Monto l’amaca al volo e dispongo la cambusa su un’asse per fare una foto. È fatta decisamente male rispetto al solito, ma ho avuto poco tempo. C’è un litro d’olio di soia, un litro d’olio di girasole, un chilo di arachidi, un chilo e mezzo di poha, otto etti di muesli, mezzo chilo di uva passa, un etto di semi di cumino e quattro etti di latte in polvere come surrogato del formaggio. In più ho mezzo chilo del mio porridge scozzese, quattro etti di riso e un pugno di legumi rimasti da Ramnagar, mezza testa d’aglio e spezie per i legumi. Inoltre c’è la scatoletta di maiale in salsa di soia che mi diede Moon a Mostar. Questa serve per un’occasione molto speciale, che potrebbe essere ad esempio questo trekking in cui le proteine scarseggiano e il paesaggio sarà grandioso. In tutto sono poco più di otto chili, 45000kcal abbondanti per sedici euro e trenta centesimi. Il formaggio lo assaggerò in quota, direttamente dai produttori.

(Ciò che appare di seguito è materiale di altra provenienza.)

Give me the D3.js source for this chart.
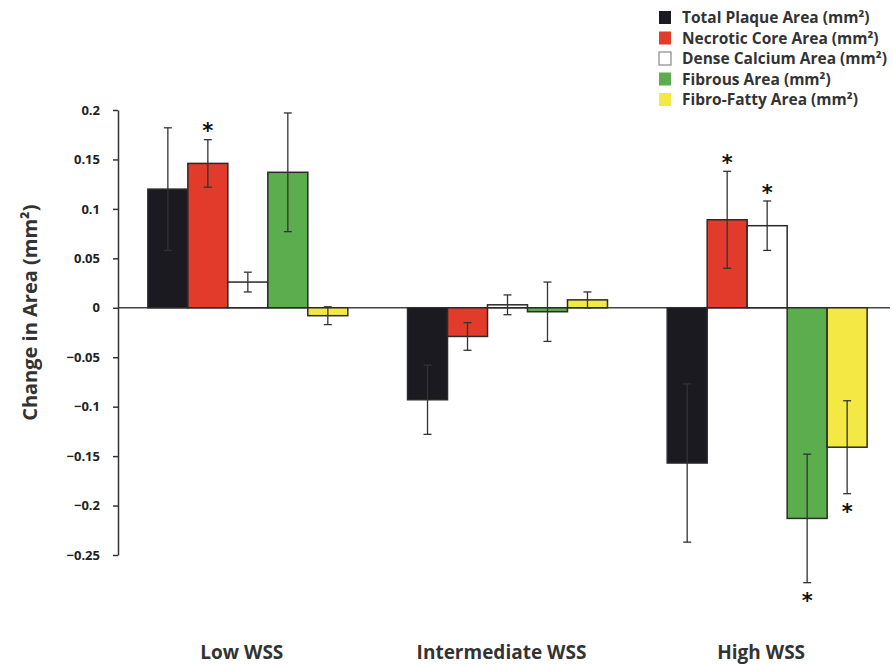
<!DOCTYPE html>
<html><head><meta charset="utf-8">
<script src="https://cdn.jsdelivr.net/npm/d3@7"></script>
<style>
body{margin:0;background:#fff;}
text{font-family:"Open Sans",Lato,sans-serif;font-weight:bold;fill:#222;}
</style></head>
<body><svg id="c" width="893" height="665"></svg>
<script>
const groups = ["Low WSS", "Intermediate WSS", "High WSS"];
const seriesNames = ["Total Plaque Area (mm²)", "Necrotic Core Area (mm²)", "Dense Calcium Area (mm²)", "Fibrous Area (mm²)", "Fibro-Fatty Area (mm²)"];
const seriesColors = ["#1b1a20", "#e23b2b", "#ffffff", "#5cad4e", "#f4e845"];
const totalPlaque = [0.120, -0.093, -0.157];
const totalPlaqueErr = [0.062, 0.035, 0.080];
const necroticCore = [0.146, -0.029, 0.089];
const necroticCoreErr = [0.024, 0.014, 0.049];
const denseCalcium = [0.026, 0.003, 0.083];
const denseCalciumErr = [0.010, 0.010, 0.025];
const fibrous = [0.137, -0.004, -0.213];
const fibrousErr = [0.060, 0.030, 0.065];
const fibroFatty = [-0.008, 0.008, -0.141];
const fibroFattyErr = [0.009, 0.008, 0.047];
const significant = [
  [false, false, false],
  [true, false, true],
  [false, false, true],
  [false, false, true],
  [false, false, true]
];
const yTicks = [0.2, 0.15, 0.1, 0.05, 0, -0.05, -0.1, -0.15, -0.2, -0.25];
const yLabel = "Change in Area (mm²)";

const values = [totalPlaque, necroticCore, denseCalcium, fibrous, fibroFatty];
const errors = [totalPlaqueErr, necroticCoreErr, denseCalciumErr, fibrousErr, fibroFattyErr];

const svg = d3.select("#c");
const y = d3.scaleLinear().domain([-0.25, 0.2]).range([555, 110]);
const x0 = d3.scaleBand().domain(groups).range([118, 897]).paddingInner(0.23).paddingOuter(0.115);
const x1 = d3.scaleBand().domain(seriesNames).range([0, x0.bandwidth()]);

const data = [];
groups.forEach((g, gi) => seriesNames.forEach((s, si) => {
  data.push({g, s, si, v: values[si][gi], e: errors[si][gi], sig: significant[si][gi]});
}));

// zero line
svg.append("line").attr("x1", 118).attr("x2", 890).attr("y1", y(0)).attr("y2", y(0))
  .attr("stroke", "#444").attr("stroke-width", 1.5);

// bars
svg.append("g").selectAll("rect").data(data).join("rect")
  .attr("x", d => x0(d.g) + x1(d.s))
  .attr("width", x1.bandwidth())
  .attr("y", d => y(Math.max(0, d.v)))
  .attr("height", d => Math.abs(y(d.v) - y(0)))
  .attr("fill", d => seriesColors[d.si])
  .attr("stroke", "#2a2a2a").attr("stroke-width", 1.5);

// error bars
const eg = svg.append("g").attr("stroke", "#333").attr("stroke-width", 1.3);
data.forEach(d => {
  const cx = x0(d.g) + x1(d.s) + x1.bandwidth() / 2;
  eg.append("line").attr("x1", cx).attr("x2", cx).attr("y1", y(d.v + d.e)).attr("y2", y(d.v - d.e));
  [d.v + d.e, d.v - d.e].forEach(t => {
    eg.append("line").attr("x1", cx - 4).attr("x2", cx + 4).attr("y1", y(t)).attr("y2", y(t));
  });
});

// asterisks
svg.append("g").selectAll("text").data(data.filter(d => d.sig)).join("text")
  .attr("x", d => x0(d.g) + x1(d.s) + x1.bandwidth() / 2)
  .attr("y", d => d.v >= 0 ? y(d.v + d.e) - 13 : y(d.v - d.e) + 14)
  .attr("dy", "0.55em")
  .attr("text-anchor", "middle")
  .style("font-family", "'DejaVu Sans',sans-serif")
  .style("font-size", "21px").style("fill", "#111")
  .text("*");

// y axis
const yAxis = d3.axisLeft(y).tickValues(yTicks).tickSize(5).tickSizeOuter(0).tickFormat(d => d3.format("")(d));
const ag = svg.append("g").attr("transform", "translate(118,0)").call(yAxis);
ag.select(".domain").attr("stroke", "#333").attr("stroke-width", 1.5);
ag.selectAll(".tick line").attr("stroke", "#333").attr("stroke-width", 1.5);
ag.selectAll(".tick text").attr("x", -18).style("font-size", "13px").style("font-family", "'Open Sans',sans-serif").style("font-weight", "bold").attr("fill", "#333");

// y label
svg.append("text").attr("transform", `translate(37,${y(-0.005)}) rotate(-90)`)
  .attr("text-anchor", "middle").style("font-size", "20px").style("fill", "#333")
  .text(yLabel);

// x labels
svg.append("g").selectAll("text").data(groups).join("text")
  .attr("x", d => x0(d) + x0.bandwidth() / 2 - 6)
  .attr("y", 659)
  .attr("text-anchor", "middle").style("font-size", "19px").style("fill", "#333")
  .text(d => d);

// legend
const lg = svg.append("g").attr("transform", "translate(659,8)");
seriesNames.forEach((s, i) => {
  const row = lg.append("g").attr("transform", `translate(0,${i * 20.5})`);
  row.append("rect").attr("x", 0).attr("y", 3).attr("width", 12).attr("height", 13)
    .attr("fill", seriesColors[i]).attr("stroke", i === 2 ? "#888" : "none").attr("stroke-width", 1.2);
  row.append("text").attr("x", 23).attr("y", 15).style("font-size", "15.5px").style("fill", "#333").text(s);
});
</script></body></html>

Se mi impegno e mangio mezzo chilo di cibo secco al giorno, tra otto giorni avrò le ali ai piedi. Dentro il parco nazionale è vietato accedere fuochi di legna, perciò devo cuocere il riso e le lenticchie in queste sere. Inizio dal riso e legumi, finché sono a una quota intermedia e l’acqua bolle ad una temperatura decente. Con questo fornellino basta pochissima legna per cucinare, finiti i rametti lo alimento con le schegge di legno sparse sotto i miei piedi. Come al solito le spezie non producono il sugo sperato, ma un giorno capirò qual è il trucco. In un’ora è pronto da mangiare, così inizio a mescolare e condire con l’olio di girasole. Un pochino, un altro po’, ma sì che ce ne sta ancora, forse adesso è troppo ma se mescolo bene la quantità è giusta.La quantità d’olio è giusta, ma la quantità di cibo è sbagliata, non sto morendo di fame come nella giungla a Ramnagar, non posso mangiarlo tutto in un colpo. Inoltre mescolando ho scoperto che il riso all’esterno è cotto male, cioè è proprio crudo. Non ci sono quaranta gradi qui, solo quindici, bastava usare un pochino di più il cervello. Pazienza, ormai è fatta, lo masticherò molto bene e poco alla volta.
Dopo il primo terzo di pentola ne ho abbastanza e crollo dal sonno. Mi sdraio in amaca una mezz’ora, accettando il fatto che quasi sicuramente mi risveglierò domattina.